EXERCISE INSTRUCTIONS —
Copy the data that follows exactly. Include no pictures.

INFORMATION SUPPLIED —
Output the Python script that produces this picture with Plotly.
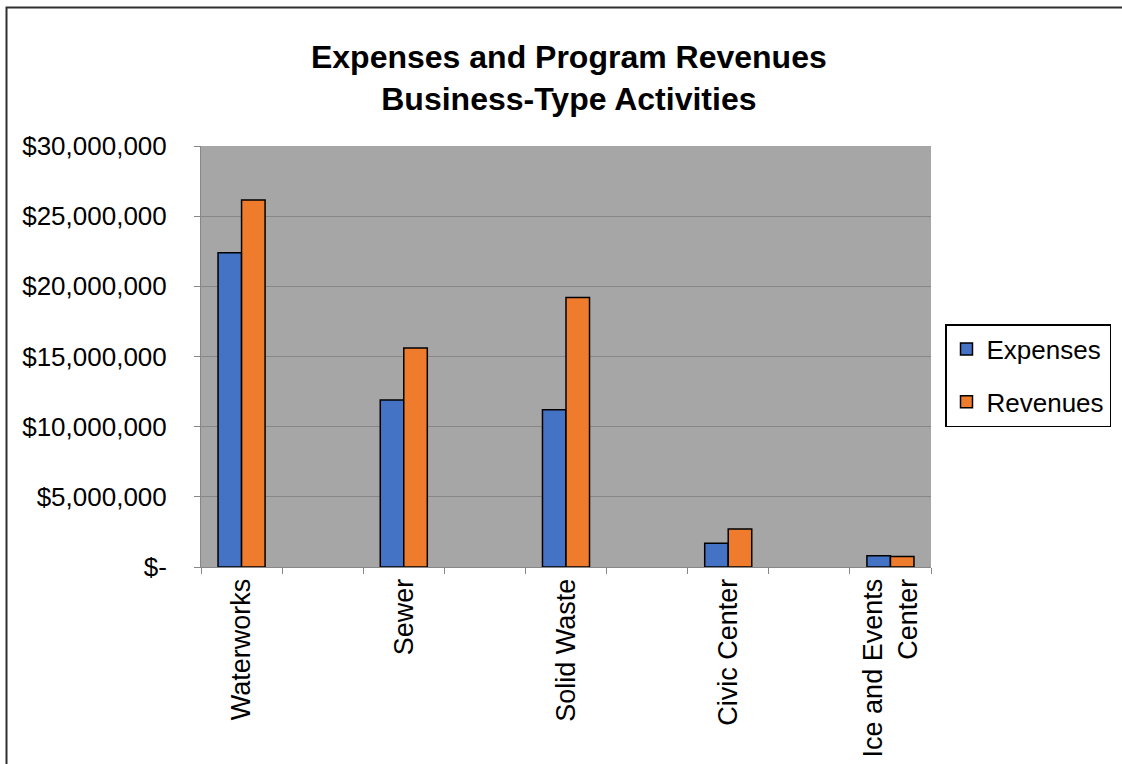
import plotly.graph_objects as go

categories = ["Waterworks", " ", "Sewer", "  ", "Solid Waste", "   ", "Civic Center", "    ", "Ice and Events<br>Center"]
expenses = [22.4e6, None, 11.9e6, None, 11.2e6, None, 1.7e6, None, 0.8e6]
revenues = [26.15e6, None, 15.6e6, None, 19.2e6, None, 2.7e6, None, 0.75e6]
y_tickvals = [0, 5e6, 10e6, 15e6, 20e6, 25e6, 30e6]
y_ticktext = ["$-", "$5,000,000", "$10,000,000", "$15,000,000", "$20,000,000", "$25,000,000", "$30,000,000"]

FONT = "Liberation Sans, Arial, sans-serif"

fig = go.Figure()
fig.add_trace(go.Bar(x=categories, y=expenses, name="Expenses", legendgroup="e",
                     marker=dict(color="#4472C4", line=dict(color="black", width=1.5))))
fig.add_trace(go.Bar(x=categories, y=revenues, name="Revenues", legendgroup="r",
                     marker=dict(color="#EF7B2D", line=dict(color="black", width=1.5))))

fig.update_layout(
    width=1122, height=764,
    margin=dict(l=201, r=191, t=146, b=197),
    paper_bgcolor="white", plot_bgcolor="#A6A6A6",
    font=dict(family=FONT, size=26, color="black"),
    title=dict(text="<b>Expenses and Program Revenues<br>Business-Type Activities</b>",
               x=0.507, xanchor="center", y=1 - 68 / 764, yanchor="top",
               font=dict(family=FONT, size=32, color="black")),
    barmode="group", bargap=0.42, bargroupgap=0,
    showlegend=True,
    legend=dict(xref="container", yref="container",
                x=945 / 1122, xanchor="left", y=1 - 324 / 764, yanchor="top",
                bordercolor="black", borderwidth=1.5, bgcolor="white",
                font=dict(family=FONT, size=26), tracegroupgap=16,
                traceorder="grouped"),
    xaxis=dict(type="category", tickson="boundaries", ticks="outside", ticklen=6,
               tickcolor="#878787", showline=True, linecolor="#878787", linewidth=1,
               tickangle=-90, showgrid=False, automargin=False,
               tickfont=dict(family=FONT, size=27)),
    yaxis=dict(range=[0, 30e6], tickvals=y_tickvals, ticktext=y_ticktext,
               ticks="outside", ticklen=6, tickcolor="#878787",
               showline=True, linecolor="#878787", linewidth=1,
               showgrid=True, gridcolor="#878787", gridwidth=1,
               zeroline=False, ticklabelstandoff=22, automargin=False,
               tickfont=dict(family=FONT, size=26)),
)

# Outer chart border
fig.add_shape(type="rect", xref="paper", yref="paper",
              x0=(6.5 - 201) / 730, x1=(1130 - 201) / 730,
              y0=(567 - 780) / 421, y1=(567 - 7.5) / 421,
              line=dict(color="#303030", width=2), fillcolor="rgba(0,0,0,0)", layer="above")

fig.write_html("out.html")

COMPLETE ANSWER —
Output the Python script that produces this picture with Plotly.
import plotly.graph_objects as go

categories = ["Waterworks", " ", "Sewer", "  ", "Solid Waste", "   ", "Civic Center", "    ", "Ice and Events<br>Center"]
expenses = [22.4e6, None, 11.9e6, None, 11.2e6, None, 1.7e6, None, 0.8e6]
revenues = [26.15e6, None, 15.6e6, None, 19.2e6, None, 2.7e6, None, 0.75e6]
y_tickvals = [0, 5e6, 10e6, 15e6, 20e6, 25e6, 30e6]
y_ticktext = ["$-", "$5,000,000", "$10,000,000", "$15,000,000", "$20,000,000", "$25,000,000", "$30,000,000"]

FONT = "Liberation Sans, Arial, sans-serif"

fig = go.Figure()
fig.add_trace(go.Bar(x=categories, y=expenses, name="Expenses", legendgroup="e",
                     marker=dict(color="#4472C4", line=dict(color="black", width=1.5))))
fig.add_trace(go.Bar(x=categories, y=revenues, name="Revenues", legendgroup="r",
                     marker=dict(color="#EF7B2D", line=dict(color="black", width=1.5))))

fig.update_layout(
    width=1122, height=764,
    margin=dict(l=201, r=191, t=146, b=197),
    paper_bgcolor="white", plot_bgcolor="#A6A6A6",
    font=dict(family=FONT, size=26, color="black"),
    title=dict(text="<b>Expenses and Program Revenues<br>Business-Type Activities</b>",
               x=0.507, xanchor="center", y=1 - 68 / 764, yanchor="top",
               font=dict(family=FONT, size=32, color="black")),
    barmode="group", bargap=0.42, bargroupgap=0,
    showlegend=True,
    legend=dict(xref="container", yref="container",
                x=945 / 1122, xanchor="left", y=1 - 324 / 764, yanchor="top",
                bordercolor="black", borderwidth=1.5, bgcolor="white",
                font=dict(family=FONT, size=26), tracegroupgap=16,
                traceorder="grouped"),
    xaxis=dict(type="category", tickson="boundaries", ticks="outside", ticklen=6,
               tickcolor="#878787", showline=True, linecolor="#878787", linewidth=1,
               tickangle=-90, showgrid=False, automargin=False,
               tickfont=dict(family=FONT, size=27)),
    yaxis=dict(range=[0, 30e6], tickvals=y_tickvals, ticktext=y_ticktext,
               ticks="outside", ticklen=6, tickcolor="#878787",
               showline=True, linecolor="#878787", linewidth=1,
               showgrid=True, gridcolor="#878787", gridwidth=1,
               zeroline=False, ticklabelstandoff=22, automargin=False,
               tickfont=dict(family=FONT, size=26)),
)

# Outer chart border
fig.add_shape(type="rect", xref="paper", yref="paper",
              x0=(6.5 - 201) / 730, x1=(1130 - 201) / 730,
              y0=(567 - 780) / 421, y1=(567 - 7.5) / 421,
              line=dict(color="#303030", width=2), fillcolor="rgba(0,0,0,0)", layer="above")

fig.write_html("out.html")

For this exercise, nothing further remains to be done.